Exercise instructions → Copy every line of the data exactly, leaving nothing out.

Collected material →
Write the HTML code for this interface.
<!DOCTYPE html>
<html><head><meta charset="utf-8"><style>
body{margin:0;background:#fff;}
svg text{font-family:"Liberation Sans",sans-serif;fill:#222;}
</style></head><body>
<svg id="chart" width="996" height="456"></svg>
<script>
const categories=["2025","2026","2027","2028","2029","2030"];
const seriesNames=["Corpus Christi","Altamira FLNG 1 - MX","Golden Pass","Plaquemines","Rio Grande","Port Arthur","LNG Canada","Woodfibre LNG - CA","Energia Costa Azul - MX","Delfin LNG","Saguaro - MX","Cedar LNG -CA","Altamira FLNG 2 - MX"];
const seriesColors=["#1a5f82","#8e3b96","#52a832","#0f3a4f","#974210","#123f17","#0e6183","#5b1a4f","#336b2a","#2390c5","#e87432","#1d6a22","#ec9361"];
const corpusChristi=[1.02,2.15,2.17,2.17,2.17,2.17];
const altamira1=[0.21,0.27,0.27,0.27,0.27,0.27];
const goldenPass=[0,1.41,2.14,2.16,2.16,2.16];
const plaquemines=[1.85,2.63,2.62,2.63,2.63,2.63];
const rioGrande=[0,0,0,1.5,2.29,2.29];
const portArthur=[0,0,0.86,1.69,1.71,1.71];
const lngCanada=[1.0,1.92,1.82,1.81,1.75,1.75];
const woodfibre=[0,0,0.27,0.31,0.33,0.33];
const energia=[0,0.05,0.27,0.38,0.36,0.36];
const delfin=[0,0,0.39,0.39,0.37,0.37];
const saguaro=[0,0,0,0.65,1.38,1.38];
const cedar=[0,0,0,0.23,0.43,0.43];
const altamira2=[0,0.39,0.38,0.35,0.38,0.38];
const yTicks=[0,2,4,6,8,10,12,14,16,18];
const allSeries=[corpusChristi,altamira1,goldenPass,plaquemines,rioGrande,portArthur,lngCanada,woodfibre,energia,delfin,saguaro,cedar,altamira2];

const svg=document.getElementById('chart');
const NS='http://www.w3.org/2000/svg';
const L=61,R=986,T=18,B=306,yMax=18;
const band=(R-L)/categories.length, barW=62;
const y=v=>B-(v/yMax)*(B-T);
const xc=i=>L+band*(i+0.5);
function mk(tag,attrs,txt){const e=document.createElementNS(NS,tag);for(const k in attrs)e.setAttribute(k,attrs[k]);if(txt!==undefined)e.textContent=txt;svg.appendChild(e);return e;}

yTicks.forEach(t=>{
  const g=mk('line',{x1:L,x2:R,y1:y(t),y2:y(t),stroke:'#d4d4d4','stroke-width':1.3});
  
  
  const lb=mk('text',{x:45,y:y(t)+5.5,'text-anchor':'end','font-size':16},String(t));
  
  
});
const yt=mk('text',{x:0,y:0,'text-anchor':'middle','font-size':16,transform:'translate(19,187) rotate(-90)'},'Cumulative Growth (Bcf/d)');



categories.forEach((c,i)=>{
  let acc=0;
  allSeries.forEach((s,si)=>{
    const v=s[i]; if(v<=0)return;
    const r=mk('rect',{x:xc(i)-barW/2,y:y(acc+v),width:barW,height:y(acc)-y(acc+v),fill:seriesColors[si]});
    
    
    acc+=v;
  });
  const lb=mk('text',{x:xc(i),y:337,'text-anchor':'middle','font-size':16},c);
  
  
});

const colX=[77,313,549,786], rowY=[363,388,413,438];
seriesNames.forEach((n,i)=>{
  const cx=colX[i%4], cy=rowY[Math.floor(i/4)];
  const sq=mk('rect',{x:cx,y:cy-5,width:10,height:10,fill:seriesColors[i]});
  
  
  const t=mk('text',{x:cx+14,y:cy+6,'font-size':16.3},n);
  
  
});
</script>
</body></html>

Answer in full →
Write the HTML code for this interface.
<!DOCTYPE html>
<html><head><meta charset="utf-8"><style>
body{margin:0;background:#fff;}
svg text{font-family:"Liberation Sans",sans-serif;fill:#222;}
</style></head><body>
<svg id="chart" width="996" height="456"></svg>
<script>
const categories=["2025","2026","2027","2028","2029","2030"];
const seriesNames=["Corpus Christi","Altamira FLNG 1 - MX","Golden Pass","Plaquemines","Rio Grande","Port Arthur","LNG Canada","Woodfibre LNG - CA","Energia Costa Azul - MX","Delfin LNG","Saguaro - MX","Cedar LNG -CA","Altamira FLNG 2 - MX"];
const seriesColors=["#1a5f82","#8e3b96","#52a832","#0f3a4f","#974210","#123f17","#0e6183","#5b1a4f","#336b2a","#2390c5","#e87432","#1d6a22","#ec9361"];
const corpusChristi=[1.02,2.15,2.17,2.17,2.17,2.17];
const altamira1=[0.21,0.27,0.27,0.27,0.27,0.27];
const goldenPass=[0,1.41,2.14,2.16,2.16,2.16];
const plaquemines=[1.85,2.63,2.62,2.63,2.63,2.63];
const rioGrande=[0,0,0,1.5,2.29,2.29];
const portArthur=[0,0,0.86,1.69,1.71,1.71];
const lngCanada=[1.0,1.92,1.82,1.81,1.75,1.75];
const woodfibre=[0,0,0.27,0.31,0.33,0.33];
const energia=[0,0.05,0.27,0.38,0.36,0.36];
const delfin=[0,0,0.39,0.39,0.37,0.37];
const saguaro=[0,0,0,0.65,1.38,1.38];
const cedar=[0,0,0,0.23,0.43,0.43];
const altamira2=[0,0.39,0.38,0.35,0.38,0.38];
const yTicks=[0,2,4,6,8,10,12,14,16,18];
const allSeries=[corpusChristi,altamira1,goldenPass,plaquemines,rioGrande,portArthur,lngCanada,woodfibre,energia,delfin,saguaro,cedar,altamira2];

const svg=document.getElementById('chart');
const NS='http://www.w3.org/2000/svg';
const L=61,R=986,T=18,B=306,yMax=18;
const band=(R-L)/categories.length, barW=62;
const y=v=>B-(v/yMax)*(B-T);
const xc=i=>L+band*(i+0.5);
function mk(tag,attrs,txt){const e=document.createElementNS(NS,tag);for(const k in attrs)e.setAttribute(k,attrs[k]);if(txt!==undefined)e.textContent=txt;svg.appendChild(e);return e;}

yTicks.forEach(t=>{
  const g=mk('line',{x1:L,x2:R,y1:y(t),y2:y(t),stroke:'#d4d4d4','stroke-width':1.3});
  
  
  const lb=mk('text',{x:45,y:y(t)+5.5,'text-anchor':'end','font-size':16},String(t));
  
  
});
const yt=mk('text',{x:0,y:0,'text-anchor':'middle','font-size':16,transform:'translate(19,187) rotate(-90)'},'Cumulative Growth (Bcf/d)');



categories.forEach((c,i)=>{
  let acc=0;
  allSeries.forEach((s,si)=>{
    const v=s[i]; if(v<=0)return;
    const r=mk('rect',{x:xc(i)-barW/2,y:y(acc+v),width:barW,height:y(acc)-y(acc+v),fill:seriesColors[si]});
    
    
    acc+=v;
  });
  const lb=mk('text',{x:xc(i),y:337,'text-anchor':'middle','font-size':16},c);
  
  
});

const colX=[77,313,549,786], rowY=[363,388,413,438];
seriesNames.forEach((n,i)=>{
  const cx=colX[i%4], cy=rowY[Math.floor(i/4)];
  const sq=mk('rect',{x:cx,y:cy-5,width:10,height:10,fill:seriesColors[i]});
  
  
  const t=mk('text',{x:cx+14,y:cy+6,'font-size':16.3},n);
  
  
});
</script>
</body></html>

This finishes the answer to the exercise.